The €3.25bn six and 11-year bonds drew orders over €10bn from 540 accounts, by far the biggest book for any European bank deal in any format for months.
The deal was credited with providing a much-needed shot of confidence in Europe, where the market for holdco senior debt had struggled to find its feet.
Not all about TLAC
HSBC has also demonstrated strong execution in the subordinated market.
Its US$2bn 6.875% perpetual non-call five-year Additional Tier 1 bond in May 2016 drew the biggest book for a deal in that format all year after the violent sell-off in February. It priced a €1bn Tier 2 bond just one week later.
“We had been monitoring yields closely as we did not want to validate elevated levels, so we bided our time. AT1 at the right price is an important element in our capital strategy, so we were very happy to have successfully taken US$2bn out of the market,” said Pascoe.
There was no need to rush into either the AT1 or Tier 2 market in 2016, given the bank’s strong capital position and the fact that it had also issued at regular points in 2015.
It issued a well-timed €1bn Tier 2 bond in June 2015, for example – a market that had struggled to lift off since the first quarter and which closed again soon after.

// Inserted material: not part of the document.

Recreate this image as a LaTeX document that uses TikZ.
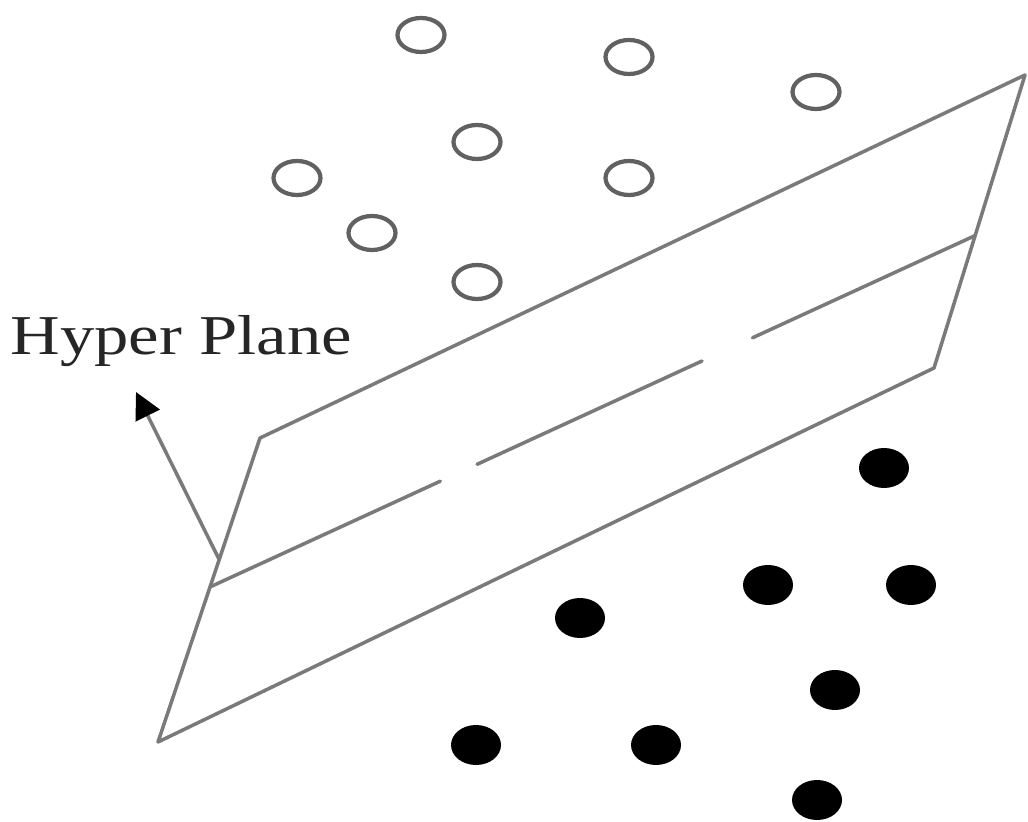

HSBC’s decision to issue capital so close to the UK’s June referendum on EU membership surprised some market participants.
But there was no guarantee that market conditions would be strong after the UK vote, regardless of the outcome, Pascoe said.
“We didn’t want to be in a situation where we missed an attractive opportunity. As with all banks, we want to be on a sensible glide path to end-point requirements,” he added.
HSBC will not need to be so active in the second half of 2016, given its progress since March, freeing it up to consider more tactical trades.
“Obviously sterling in due course, and other sophisticated developed markets where we can do transactions in reasonable size that would represent benchmarks in the context of those markets,” Pascoe said.
That particularly makes sense where the bank can downstream the proceeds in local currencies to legal entities that can actually use the funding, such as Canada or Australia.
“We’re already extremely well positioned for where we wanted to be, looking at the year as a whole,” said Pascoe.